I was perusing my blog. March Suns is clinging on to me today. It is just not letting go off me. The minute I come back to my office after lessons, it is coaxing m to type something out. I am not in the 'writerly' mood now. I cannot expect to write well, when there are a million unrelated thoughts buzzing and milling in my mind. Now, I've gone and made my mind sound like a teeming bee-hive. How awful!
My staff-room is lovely. All the practicum trainees are warm and wonderful, and very helpful.
After a hard day at work, I return to what I have named Lazy-Land, aka the campus, as I am still living in my Hall of Residence.
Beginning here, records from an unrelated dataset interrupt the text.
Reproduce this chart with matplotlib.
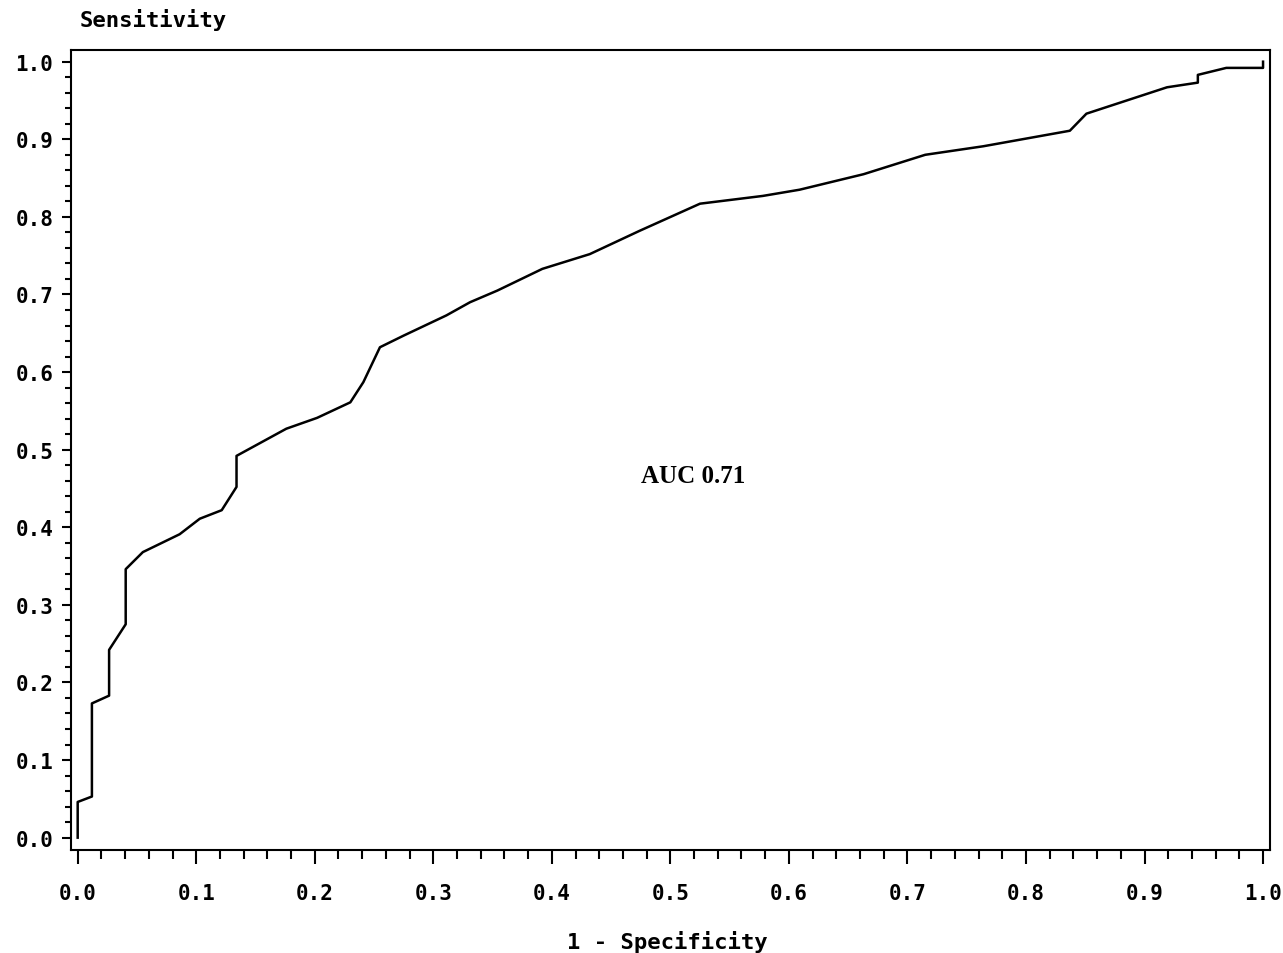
import matplotlib
matplotlib.use("Agg")
import matplotlib.pyplot as plt
from matplotlib.ticker import MultipleLocator

# ROC curve points
fpr = [0.0, 0.0, 0.012, 0.012, 0.0265, 0.0265, 0.0405, 0.0405, 0.055, 0.086,
       0.103, 0.1215, 0.134, 0.134, 0.176, 0.202, 0.23, 0.241, 0.255, 0.275,
       0.311, 0.331, 0.354, 0.392, 0.432, 0.474, 0.525, 0.578, 0.609, 0.663,
       0.715, 0.764, 0.837, 0.851, 0.919, 0.945, 0.945, 0.969, 1.0, 1.0]
tpr = [0.0, 0.046, 0.053, 0.173, 0.183, 0.242, 0.275, 0.346, 0.368, 0.391,
       0.411, 0.422, 0.452, 0.492, 0.527, 0.541, 0.561, 0.587, 0.632, 0.647,
       0.673, 0.690, 0.705, 0.733, 0.752, 0.782, 0.817, 0.827, 0.835, 0.855,
       0.880, 0.891, 0.911, 0.933, 0.967, 0.973, 0.983, 0.992, 0.992, 1.0]
tick_vals = [0.0, 0.1, 0.2, 0.3, 0.4, 0.5, 0.6, 0.7, 0.8, 0.9, 1.0]
auc_text = "AUC 0.71"

mono = {"family": "DejaVu Sans Mono", "weight": "bold", "size": 15}
mono_lab = {"family": "DejaVu Sans Mono", "weight": "bold", "size": 16}

fig = plt.figure(figsize=(12.83, 9.54), dpi=100)
ax = fig.add_axes([0.0551, 0.1083, 0.9348, 0.8382])

ax.plot(fpr, tpr, color="black", linewidth=1.8)

ax.set_xlim(-0.0059, 1.0059)
ax.set_ylim(-0.0155, 1.015)

ax.set_xticks(tick_vals)
ax.set_yticks(tick_vals)
ax.set_xticklabels(["{:.1f}".format(v) for v in tick_vals], fontdict=mono)
ax.set_yticklabels(["{:.1f}".format(v) for v in tick_vals], fontdict=mono)
ax.xaxis.set_minor_locator(MultipleLocator(0.02))
ax.yaxis.set_minor_locator(MultipleLocator(0.02))

ax.tick_params(axis="x", which="major", length=10, width=1.5, pad=14)
ax.tick_params(axis="x", which="minor", length=6.5, width=1.5)
ax.tick_params(axis="y", which="major", length=6.5, width=1.5, pad=6)
ax.tick_params(axis="y", which="minor", length=4.3, width=1.5)
for s in ax.spines.values():
    s.set_linewidth(1.5)

ax.text(0.519, 0.4665, auc_text, ha="center", va="center",
        family="Liberation Serif", weight="bold", size=18)

fig.text(80 / 1283, 1 - 20 / 954, "Sensitivity", ha="left", va="center", fontdict=mono_lab)
fig.text(667 / 1283, 1 - 942 / 954, "1 - Specificity", ha="center", va="center", fontdict=mono_lab)

fig.savefig("out.png", dpi=100, facecolor="white")
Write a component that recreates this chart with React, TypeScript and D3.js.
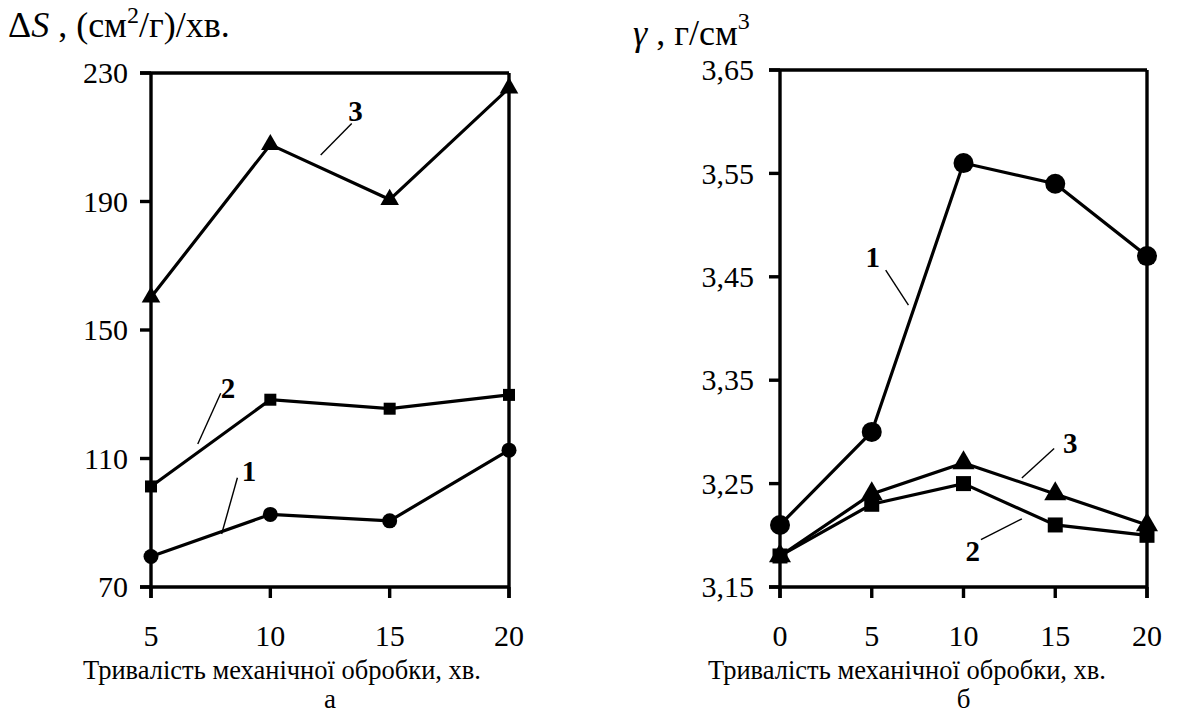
import React from "react";
import * as d3 from "d3";

// ---------- data ----------
const leftX = [5, 10, 15, 20];
const leftSeries1 = [79.5, 92.6, 90.6, 112.6];
const leftSeries2 = [101.3, 128.3, 125.5, 129.8];
const leftSeries3 = [160.2, 207.7, 190.6, 225.3];
const leftYTicks = [70, 110, 150, 190, 230];

const rightX = [0, 5, 10, 15, 20];
const rightSeries1 = [3.21, 3.3, 3.56, 3.54, 3.47];
const rightSeries2 = [3.18, 3.23, 3.25, 3.21, 3.2];
const rightSeries3 = [3.18, 3.24, 3.27, 3.24, 3.21];
const rightYTicks = [3.15, 3.25, 3.35, 3.45, 3.55, 3.65];

const xTitle = "Тривалість механічної обробки, хв.";

// annotations in data coordinates: label point, leader start, leader end
const leftNotes = [
  { text: "3", lx: 13.57, ly: 218.2, x1: 12.11, y1: 204.5, x2: 13.41, y2: 214.3 },
  { text: "2", lx: 8.23, ly: 131.9, x1: 6.96, y1: 114.5, x2: 7.92, y2: 130.3 },
  { text: "1", lx: 9.11, ly: 106.1, x1: 7.96, y1: 86.5, x2: 8.62, y2: 104.0 },
];
const rightNotes = [
  { text: "1", lx: 5.05, ly: 3.469, x1: 5.76, y1: 3.4565, x2: 7.0, y2: 3.4226 },
  { text: "3", lx: 15.82, ly: 3.2887, x1: 13.18, y1: 3.2555, x2: 14.94, y2: 3.284 },
  { text: "2", lx: 10.5, ly: 3.1844, x1: 10.95, y1: 3.1957, x2: 13.18, y2: 3.216 },
];

const FONT = "Liberation Serif";
const FS = 30;

type Note = { text: string; lx: number; ly: number; x1: number; y1: number; x2: number; y2: number };

function T(props: any) {
  const { size, weight, children, ...rest } = props;
  return (
    <text
      {...rest}
      fontFamily={FONT}
      fontSize={size || FS}
      fontWeight={weight || "normal"}
      style={{ fontFamily: "Liberation Serif, Times New Roman" }}
    >
      {children}
    </text>
  );
}

function Panel(props: {
  xs: number[];
  s1: number[];
  s2: number[];
  s3: number[];
  xDomain: [number, number];
  yDomain: [number, number];
  left: number;
  right: number;
  top: number;
  bottom: number;
  yTicks: number[];
  yFmt: (v: number) => string;
  notes: Note[];
  circleR: number;
  squareSide: number;
  triSize: number;
  lineW: number;
  labelX: number;
  titleX: number;
  letter: string;
}) {
  const { xs, s1, s2, s3, left, right, top, bottom } = props;
  const x = d3.scaleLinear().domain(props.xDomain).range([left, right]);
  const y = d3.scaleLinear().domain(props.yDomain).range([bottom, top]);
  const line = d3
    .line<number>()
    .x((_, i) => x(xs[i]))
    .y((d) => y(d));
  const tri = d3.symbol().type(d3.symbolTriangle).size(props.triSize)();
  const axisW = 3.4;
  const tickLen = 11;
  return (
    <g>
      {/* frame */}
      <line x1={left - tickLen} x2={right} y1={top} y2={top} stroke="#000" strokeWidth={axisW} />
      <line x1={left - tickLen} x2={right} y1={bottom} y2={bottom} stroke="#000" strokeWidth={axisW} />
      <line x1={left} x2={left} y1={top} y2={bottom + tickLen} stroke="#000" strokeWidth={axisW} />
      <line x1={right} x2={right} y1={top} y2={bottom + tickLen} stroke="#000" strokeWidth={axisW} />
      {props.yTicks.map((t) => (
        <g key={"y" + t}>
          <line x1={left - tickLen} x2={left} y1={y(t)} y2={y(t)} stroke="#000" strokeWidth={axisW} />
          <T x={props.labelX} y={y(t)} dy="0.34em" textAnchor="end">
            {props.yFmt(t)}
          </T>
        </g>
      ))}
      {xs.map((t) => (
        <g key={"x" + t}>
          <line x1={x(t)} x2={x(t)} y1={bottom} y2={bottom + tickLen} stroke="#000" strokeWidth={axisW} />
          <T x={x(t)} y={646} textAnchor="middle">
            {t}
          </T>
        </g>
      ))}
      <T x={props.titleX} y={679} size={26.5}>
        {xTitle}
      </T>
      <T x={(left + right) / 2} y={708} textAnchor="middle" size={27}>
        {props.letter}
      </T>

      {/* series lines */}
      {[s1, s2, s3].map((s, k) => (
        <path key={"l" + k} d={line(s) || ""} fill="none" stroke="#000" strokeWidth={props.lineW} />
      ))}
      {/* markers */}
      {s1.map((v, i) => (
        <circle key={"c" + i} cx={x(xs[i])} cy={y(v)} r={props.circleR} fill="#000" />
      ))}
      {s2.map((v, i) => (
        <rect
          key={"r" + i}
          x={x(xs[i]) - props.squareSide / 2}
          y={y(v) - props.squareSide / 2}
          width={props.squareSide}
          height={props.squareSide}
          fill="#000"
        />
      ))}
      {s3.map((v, i) => (
        <path key={"t" + i} d={tri || ""} transform={`translate(${x(xs[i])},${y(v)})`} fill="#000" />
      ))}
      {/* annotations */}
      {props.notes.map((n, i) => (
        <g key={"n" + i}>
          <line x1={x(n.x1)} y1={y(n.y1)} x2={x(n.x2)} y2={y(n.y2)} stroke="#000" strokeWidth={1.4} />
          <T x={x(n.lx)} y={y(n.ly)} dy="0.34em" textAnchor="middle" size={29} weight="bold">
            {n.text}
          </T>
        </g>
      ))}
    </g>
  );
}

export default function App() {
  return (
    <svg
      width={1187}
      height={723}
      fontFamily={FONT}
      style={{ position: "absolute", left: 0, top: 0, background: "#fff", fontFamily: "Liberation Serif" }}
    >
      <rect width={1187} height={723} fill="#fff" />
      {/* y titles */}
      <T x={8} y={37} size={36}>
        <tspan>Δ</tspan>
        <tspan fontStyle="italic">S</tspan>
        <tspan> , (см</tspan>
        <tspan fontSize={24} dy={-14}>2</tspan>
        <tspan dy={14}>/г)/хв.</tspan>
      </T>
      <T x={633} y={45} size={36}>
        <tspan fontStyle="italic">γ</tspan>
        <tspan> , г/см</tspan>
        <tspan fontSize={24} dy={-16}>3</tspan>
      </T>

      <Panel
        xs={leftX}
        s1={leftSeries1}
        s2={leftSeries2}
        s3={leftSeries3}
        xDomain={[5, 20]}
        yDomain={[70, 230]}
        left={151}
        right={509}
        top={73}
        bottom={587}
        yTicks={leftYTicks}
        yFmt={(v) => String(v)}
        notes={leftNotes}
        circleR={7.5}
        squareSide={12}
        triSize={150}
        lineW={3.2}
        labelX={128}
        titleX={83}
        letter="а"
      />
      <Panel
        xs={rightX}
        s1={rightSeries1}
        s2={rightSeries2}
        s3={rightSeries3}
        xDomain={[0, 20]}
        yDomain={[3.15, 3.65]}
        left={780}
        right={1147}
        top={70}
        bottom={587}
        yTicks={rightYTicks}
        yFmt={(v) => v.toFixed(2).replace(".", ",")}
        notes={rightNotes}
        circleR={10}
        squareSide={15}
        triSize={210}
        lineW={3.2}
        labelX={754}
        titleX={708}
        letter="б"
      />
    </svg>
  );
}
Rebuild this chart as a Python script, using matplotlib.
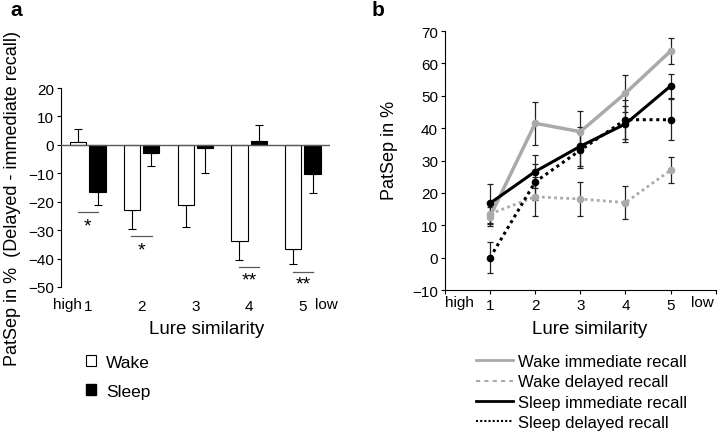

Hall of Residence 8. What does it mean for me now? What will it mean to me many years hence? Besides being as pretty as a picture post-card, and as steep as a hill, it has many other little connections with me. There is the Games Room, where I validate my room key every week. With its enormous TV i never get to watch. There are the flights and flights of steps I have to climb up and down every day. There is the pantrY where I go, to fill my water bottle. There is my room, a shared double room, where I have wrapped up my life in one corner. There is the view from the window, of verdant trees and the parking lot. There is the fake-wood floor, which I sweep every now and then. There are the white cupboards, there is the big, roomy desk, and the most comfortable bed ever...then there are the myriad drawers, into which I have compartmentalized my life...the one with the detergent, the one with the hand-cream, the one with my books.
Why am I writing all this? To chronicle, of course. When my memory plays tricks on me as the years pass, if it ever does, the little details will not slip me by. Sometimes I wonder how the grains of time, have slipped like sand, through my fingers. I want to go to Puri. I love the atmosphere of the place.